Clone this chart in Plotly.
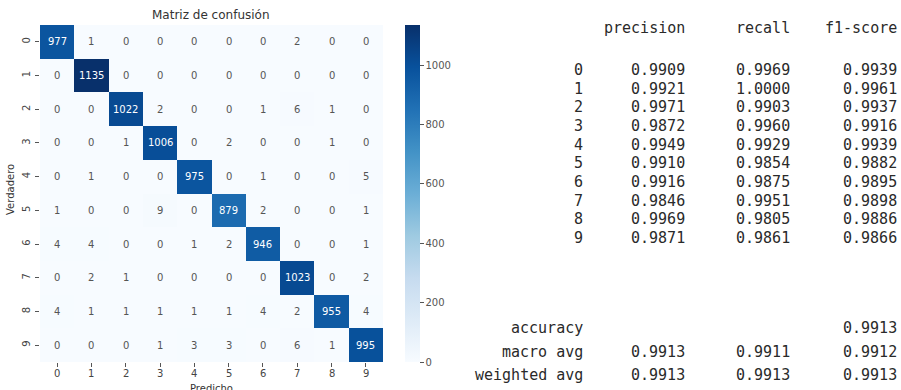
import plotly.graph_objects as go
import plotly.express as px

# ---------------- data ----------------
classes = ["0", "1", "2", "3", "4", "5", "6", "7", "8", "9"]
cm = [
    [977, 1, 0, 0, 0, 0, 0, 2, 0, 0],
    [0, 1135, 0, 0, 0, 0, 0, 0, 0, 0],
    [0, 0, 1022, 2, 0, 0, 1, 6, 1, 0],
    [0, 0, 1, 1006, 0, 2, 0, 0, 1, 0],
    [0, 1, 0, 0, 975, 0, 1, 0, 0, 5],
    [1, 0, 0, 9, 0, 879, 2, 0, 0, 1],
    [4, 4, 0, 0, 1, 2, 946, 0, 0, 1],
    [0, 2, 1, 0, 0, 0, 0, 1023, 0, 2],
    [4, 1, 1, 1, 1, 1, 4, 2, 955, 4],
    [0, 0, 0, 1, 3, 3, 0, 6, 1, 995],
]
colorbar_ticks = [0, 200, 400, 600, 800, 1000]

report_header = ["precision", "recall", "f1-score"]
report_labels = ["0", "1", "2", "3", "4", "5", "6", "7", "8", "9"]
precision = [0.9909, 0.9921, 0.9971, 0.9872, 0.9949, 0.9910, 0.9916, 0.9846, 0.9969, 0.9871]
recall = [0.9969, 1.0000, 0.9903, 0.9960, 0.9929, 0.9854, 0.9875, 0.9951, 0.9805, 0.9861]
f1_score = [0.9939, 0.9961, 0.9937, 0.9916, 0.9939, 0.9882, 0.9895, 0.9898, 0.9886, 0.9866]
summary_labels = ["accuracy", "macro avg", "weighted avg"]
summary_precision = [None, 0.9913, 0.9913]
summary_recall = [None, 0.9911, 0.9913]
summary_f1 = [0.9913, 0.9912, 0.9913]

# ---------------- layout helpers ----------------
W, H = 901, 390
PL, PR, PT, PB = 40, 383, 25, 362  # plot area in pixels


def pxx(x):
    return (x - PL) / (PR - PL)


def pxy(y):
    return (PB - y) / (PB - PT)


blues = px.colors.sequential.Blues
zmax = max(max(r) for r in cm)

fig = go.Figure()
fig.add_trace(go.Heatmap(
    z=cm,
    x=list(range(10)),
    y=list(range(10)),
    zmin=0, zmax=zmax,
    colorscale=blues,
    showscale=True,
    hoverinfo="skip",
    colorbar=dict(
        x=pxx(405), xanchor="left", xref="paper", xpad=0, ypad=0,
        y=0.5, yanchor="middle", len=1.0, lenmode="fraction",
        thickness=15, outlinewidth=0,
        tickvals=colorbar_ticks, ticks="outside", ticklen=4,
        tickcolor="#555", tickwidth=1,
        tickfont=dict(family="DejaVu Sans", size=10, color="#555"),
    ),
))

annotations = []
# cell values
for i, row in enumerate(cm):
    for j, v in enumerate(row):
        annotations.append(dict(
            x=j, y=i, xref="x", yref="y", text=str(v), showarrow=False,
            font=dict(family="DejaVu Sans", size=10,
                      color="white" if v > zmax * 0.5 else "#555555"),
        ))

# x tick labels (placed just below the tick marks)
for j, c in enumerate(classes):
    annotations.append(dict(x=j, y=pxy(374), xref="x", yref="paper", text=c,
                            showarrow=False, xanchor="center", yanchor="middle",
                            font=dict(family="DejaVu Sans", size=10, color="#444")))

# title and axis titles
annotations.append(dict(x=pxx(211), y=pxy(15), xref="paper", yref="paper",
                        text="Matriz de confusión", showarrow=False,
                        font=dict(family="DejaVu Sans", size=12, color="#333"),
                        xanchor="center", yanchor="middle"))
annotations.append(dict(x=pxx(10), y=pxy(190), xref="paper", yref="paper",
                        text="Verdadero", showarrow=False, textangle=-90,
                        font=dict(family="DejaVu Sans", size=10, color="#333"),
                        xanchor="center", yanchor="middle"))
annotations.append(dict(x=pxx(211), y=pxy(388), xref="paper", yref="paper",
                        text="Predicho", showarrow=False,
                        font=dict(family="DejaVu Sans", size=10, color="#333"),
                        xanchor="center", yanchor="middle"))

# classification report text (left-anchored so that columns end where they should)
FS = 15
CW = 0.6021 * FS
mono = dict(family="DejaVu Sans Mono", size=FS, color="#2a2a2a")
col_ends = [583, 685, 790, 897]


def add_line(y, cells):
    for xe, t in zip(col_ends, cells):
        if t is None or t == "":
            continue
        x0 = xe - len(t) * CW - 2
        annotations.append(dict(x=pxx(x0), y=pxy(y), xref="paper", yref="paper",
                                text=t, showarrow=False, font=mono,
                                xanchor="left", yanchor="middle"))


add_line(28, [None] + report_header)
row_y = [70 + k * 18.65 for k in range(10)]
for k, lab in enumerate(report_labels):
    add_line(row_y[k], [lab, f"{precision[k]:.4f}", f"{recall[k]:.4f}", f"{f1_score[k]:.4f}"])
sum_y = [328, 352, 375]
for k, lab in enumerate(summary_labels):
    p = summary_precision[k]
    r = summary_recall[k]
    add_line(sum_y[k], [lab,
                        None if p is None else f"{p:.4f}",
                        None if r is None else f"{r:.4f}",
                        f"{summary_f1[k]:.4f}"])

axis_common = dict(
    showgrid=False, zeroline=False, showline=False,
    ticks="outside", ticklen=4, tickcolor="#555", tickwidth=1,
    tickfont=dict(family="DejaVu Sans", size=10, color="#444"),
    tickvals=list(range(10)), ticktext=classes,
)

fig.update_layout(
    width=W, height=H,
    margin=dict(l=PL, r=W - PR, t=PT, b=H - PB, pad=0),
    paper_bgcolor="white", plot_bgcolor="white",
    xaxis=dict(**axis_common, range=[-0.5, 9.5], showticklabels=False),
    yaxis=dict(**axis_common, range=[9.5, -0.5], tickangle=-90, ticklabelstandoff=1),
    annotations=annotations,
    showlegend=False,
)

# remove the default page margin so the figure sits at the window's top-left corner
fig.write_html("out.html", config={"displayModeBar": False},
               post_script="document.body.style.margin='0';")
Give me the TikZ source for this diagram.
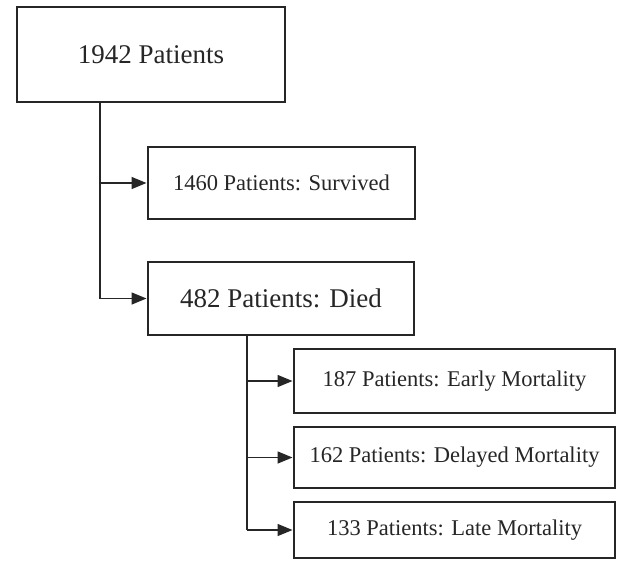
\documentclass[tikz,border=0pt]{standalone}
\usepackage{fontspec}
\setmainfont{Liberation Serif}
\usetikzlibrary{arrows.meta}
\begin{document}
\begin{tikzpicture}[x=1pt,y=-1pt,
  box/.style={draw=black!85, line width=2pt, fill=white, inner sep=0pt, text=black!85, align=center},
  bigbox/.style={box, font=\fontsize{27}{30}\selectfont},
  smallbox/.style={box, font=\fontsize{22.5}{26}\selectfont},
  link/.style={draw=black!85, line width=1.5pt},
  arr/.style={link, -{Triangle[length=15pt,width=12pt]}, shorten >=0.5pt}
]
\useasboundingbox (0,0) rectangle (617,560);
\fill[white] (0,0) rectangle (617,560);

\node[bigbox, minimum width=268pt, minimum height=95pt] (b1) at (151,54.5) {1942 Patients};
\node[smallbox, minimum width=267pt, minimum height=72pt] (b2) at (281.5,183) {1460 Patients: Survived};
\node[bigbox, minimum width=266pt, minimum height=73pt] (b3) at (281,298.5) {482 Patients: Died};
\node[smallbox, minimum width=321pt, minimum height=64pt] (b4) at (454.5,381) {187 Patients: Early Mortality};
\node[smallbox, minimum width=321pt, minimum height=61pt] (b5) at (454.5,457.5) {162 Patients: Delayed Mortality};
\node[smallbox, minimum width=321pt, minimum height=56pt] (b6) at (454.5,530) {133 Patients: Late Mortality};

\coordinate (x1) at (100,102);
\coordinate (x2) at (247,335);

\draw[link] (b1.south -| x1) -- (x1 |- b3.west);
\draw[arr] (x1 |- b2.west) -- (b2.west);
\draw[arr] (x1 |- b3.west) -- (b3.west);

\draw[link] (b3.south -| x2) -- (x2 |- b6.west);
\draw[arr] (x2 |- b4.west) -- (b4.west);
\draw[arr] (x2 |- b5.west) -- (b5.west);
\draw[arr] (x2 |- b6.west) -- (b6.west);
\end{tikzpicture}
\end{document}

┄┄┄┄┄┄┄┄┄┄

- _YOUR INSTRUCTIONS_:
Transcribe exactly, please, the lines between the start of the records above and the line holding "colorbar_ticks = [0, 200, 400, 600, 800, 1000]", counting both of those lines and omitting pictures.

- _TASK ANSWER_:
Clone this chart in Plotly.
import plotly.graph_objects as go
import plotly.express as px

# ---------------- data ----------------
classes = ["0", "1", "2", "3", "4", "5", "6", "7", "8", "9"]
cm = [
    [977, 1, 0, 0, 0, 0, 0, 2, 0, 0],
    [0, 1135, 0, 0, 0, 0, 0, 0, 0, 0],
    [0, 0, 1022, 2, 0, 0, 1, 6, 1, 0],
    [0, 0, 1, 1006, 0, 2, 0, 0, 1, 0],
    [0, 1, 0, 0, 975, 0, 1, 0, 0, 5],
    [1, 0, 0, 9, 0, 879, 2, 0, 0, 1],
    [4, 4, 0, 0, 1, 2, 946, 0, 0, 1],
    [0, 2, 1, 0, 0, 0, 0, 1023, 0, 2],
    [4, 1, 1, 1, 1, 1, 4, 2, 955, 4],
    [0, 0, 0, 1, 3, 3, 0, 6, 1, 995],
]
colorbar_ticks = [0, 200, 400, 600, 800, 1000]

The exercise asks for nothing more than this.